2024W19: A Different Kind of Presentation
I spent the weekend in New Jersey for my dear friend Brenda’s memorial. Luckily, I was able to also catch up with other friends, including Kyle of Vacuuming the Lawn and general Princeton community fame. (She took the pic of me above, among shockingly bright azaleas.)
I don’t think I was purposely avoiding finishing the short talk I had been asked to give at the memorial, but I’d never written anything like this before. And even though I’d had about 3 months to work on it, all I had was an outline. Most of which I ended up scratching.
The morning of the memorial, I felt clear that:
The point of the talk was not to say every single thing I wanted to say about this person. In fact, five minutes or less was probably a good time benchmark, so I had to be very focused.
The fact I’d known this person for less time than anyone else in the room shouldn’t matter. My best addition would be to highlight was was special about her from my unique POV.
One way to honor an entire life is to summarize her contribution to the world, through me.

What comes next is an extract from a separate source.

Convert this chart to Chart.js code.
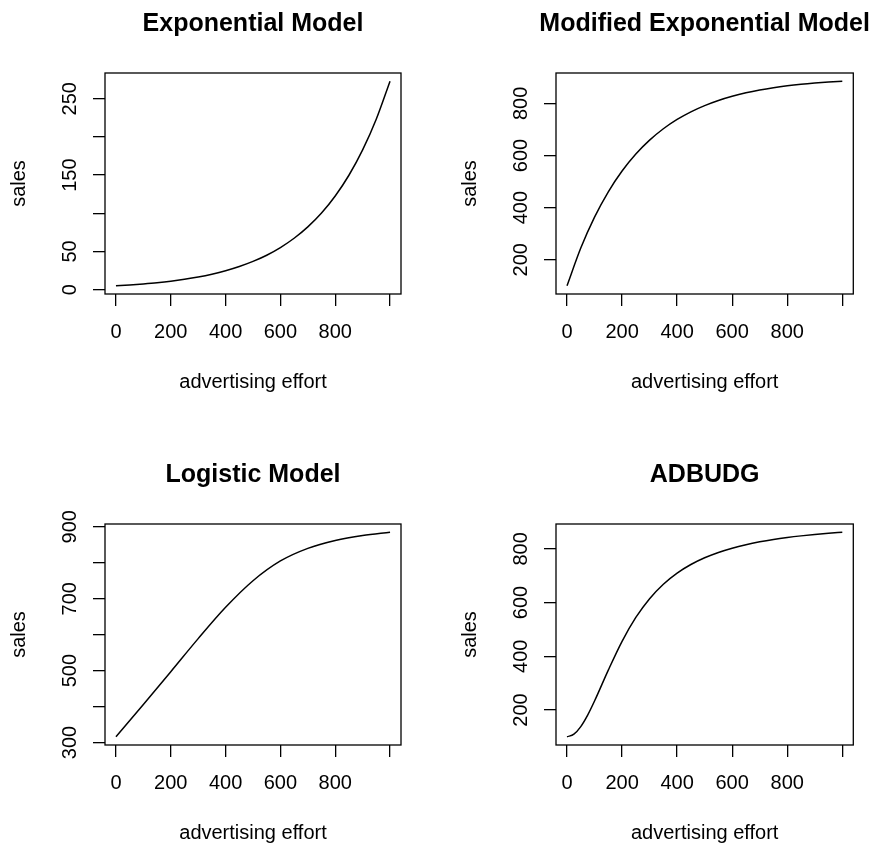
<!DOCTYPE html>
<html>
<head>
<meta charset="utf-8">
<script src="https://cdn.jsdelivr.net/npm/chart.js@4"></script>
<style>
  html, body { margin: 0; padding: 0; background: #fff; width: 874px; height: 847px; overflow: hidden; }
  canvas { position: absolute; }
</style>
</head>
<body>
<canvas id="expChart" width="451" height="451" style="left:0;top:0"></canvas>
<canvas id="modExpChart" width="423" height="451" style="left:451px;top:0"></canvas>
<canvas id="logisticChart" width="451" height="451" style="left:0;top:451px"></canvas>
<canvas id="adbudgChart" width="423" height="451" style="left:451px;top:451px"></canvas>
<script>
// --- DATA ---
const effort = [0, 50, 100, 150, 200, 250, 300, 350, 400, 450, 500,
  550, 600, 650, 700, 750, 800, 850, 900, 950, 1000];
const expSales = [5.0, 6.1, 7.5, 9.1, 11.1, 13.6, 16.6, 20.3, 24.8, 30.3, 37.0,
  45.1, 55.1, 67.3, 82.2, 100.4, 122.7, 149.8, 183.0, 223.5, 273.0];
const modExpSales = [100, 245.0, 363.7, 460.9, 540.5, 605.7, 659.0, 702.7, 738.5, 767.8, 791.7,
  811.4, 827.4, 840.6, 851.4, 860.2, 867.4, 873.3, 878.1, 882.1, 885.3];
const logisticEffort = [0, 100, 200, 300, 400, 500, 600, 700, 800, 900, 1000];
const logisticSales = [316, 406, 497, 589, 676, 750, 805, 840, 862, 876, 885];
const adbudgEffort = [0, 25, 50, 75, 100, 150, 200, 250, 300, 350, 400, 450, 500,
  550, 600, 650, 700, 750, 800, 850, 900, 950, 1000];
const adbudgSales = [100, 109.9, 138.1, 180.9, 233.3, 348.3, 455.6, 544.4, 614.3, 668.1, 709.5, 741.6, 766.7,
  786.5, 802.4, 815.3, 825.9, 834.7, 842.0, 848.2, 853.5, 858.0, 861.9];

const effortTicks = [0, 200, 400, 600, 800, 1000];
const effortLabels = [0, 200, 400, 600, 800];
const expTicks = [0, 50, 100, 150, 200, 250];
const expLabels = [0, 50, 150, 250];
const modExpTicks = [200, 400, 600, 800];
const logisticTicks = [300, 400, 500, 600, 700, 800, 900];
const logisticLabels = [300, 500, 700, 900];
const adbudgTicks = [200, 400, 600, 800];

const FONT = "'Liberation Sans', Arial, Helvetica, sans-serif";

// box around the plot region, panel title and vertical y tick labels, R style
// (title drawn here so that long titles are not squeezed to the box width)
const framePlugin = {
  id: "frame",
  afterDatasetsDraw(chart, args, opts) {
    const { ctx, chartArea: a } = chart;
    const yScale = chart.scales.y;
    ctx.save();
    ctx.strokeStyle = "#000";
    ctx.lineWidth = 1.3;
    ctx.strokeRect(a.left, a.top, a.right - a.left, a.bottom - a.top);
    ctx.fillStyle = "#000";
    ctx.textAlign = "center";
    ctx.textBaseline = "alphabetic";
    ctx.font = `bold 25px ${FONT}`;
    ctx.fillText(opts.title, (a.left + a.right) / 2, 30.5);
    ctx.font = `20px ${FONT}`;
    (opts.labels || []).forEach((v) => {
      ctx.save();
      ctx.translate(a.left - 29, yScale.getPixelForValue(v));
      ctx.rotate(-Math.PI / 2);
      ctx.fillText(String(v), 0, 0);
      ctx.restore();
    });
    ctx.restore();
  },
};

function makePanel(canvasId, title, xs, ys, yMin, yMax, yTicks, yLabels, rightPad) {
  const tickGrid = {
    display: true,
    drawOnChartArea: false,
    drawTicks: true,
    tickLength: 12,
    color: "#000",
    lineWidth: 1.3,
  };
  new Chart(document.getElementById(canvasId), {
    type: "line",
    data: {
      datasets: [{
        data: xs.map((x, i) => ({ x, y: ys[i] })),
        borderColor: "#000",
        borderWidth: 1.5,
        pointRadius: 0,
        cubicInterpolationMode: "monotone",
        fill: false,
      }],
    },
    options: {
      responsive: false,
      animation: false,
      layout: { padding: { left: 0, right: rightPad, top: 73, bottom: 56.9 } },
      scales: {
        x: {
          type: "linear",
          min: -40,
          max: 1040,
          afterBuildTicks: (s) => { s.ticks = effortTicks.map((v) => ({ value: v })); },
          ticks: {
            autoSkip: false,
            maxRotation: 0,
            padding: 14.4,
            color: "#000",
            font: { size: 20, family: FONT },
            callback: (v) => (effortLabels.includes(v) ? String(v) : ""),
          },
          grid: tickGrid,
          border: { display: false },
          title: {
            display: true,
            text: "advertising effort",
            color: "#000",
            font: { size: 20, family: FONT },
            padding: { top: 11.3, bottom: 0 },
          },
        },
        y: {
          type: "linear",
          min: yMin,
          max: yMax,
          afterBuildTicks: (s) => { s.ticks = yTicks.map((v) => ({ value: v })); },
          ticks: { display: false },
          grid: tickGrid,
          border: { display: false },
          title: {
            display: true,
            text: "sales",
            color: "#000",
            font: { size: 20, family: FONT },
            padding: { top: 7, bottom: 62 },
          },
        },
      },
      plugins: {
        legend: { display: false },
        tooltip: { enabled: false },
        title: { display: false },
        frame: { title, labels: yLabels },
      },
    },
    plugins: [framePlugin],
  });
}

makePanel("expChart", "Exponential Model", effort, expSales, -5.7, 283.7, expTicks, expLabels, 50);
makePanel("modExpChart", "Modified Exponential Model", effort, modExpSales, 68.6, 916.7, modExpTicks, modExpTicks, 20.7);
makePanel("logisticChart", "Logistic Model", logisticEffort, logisticSales, 293.2, 907.8, logisticTicks, logisticLabels, 50);
makePanel("adbudgChart", "ADBUDG", adbudgEffort, adbudgSales, 69.5, 892.4, adbudgTicks, adbudgTicks, 20.7);
</script>
</body>
</html>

I went with a structure based on “three lessons about friendship in the second half of life,” and it came out quick! I read it through once and made very few modifications, which is unusual for me. (How I write and how I talk can be so different.) In practice, it clocked in between 5-6 minutes depending on how quickly I could abate tears and get back on track.
I got to meet family and other friends Brenda had told me about over the years, and bonded with them over our mutual loss.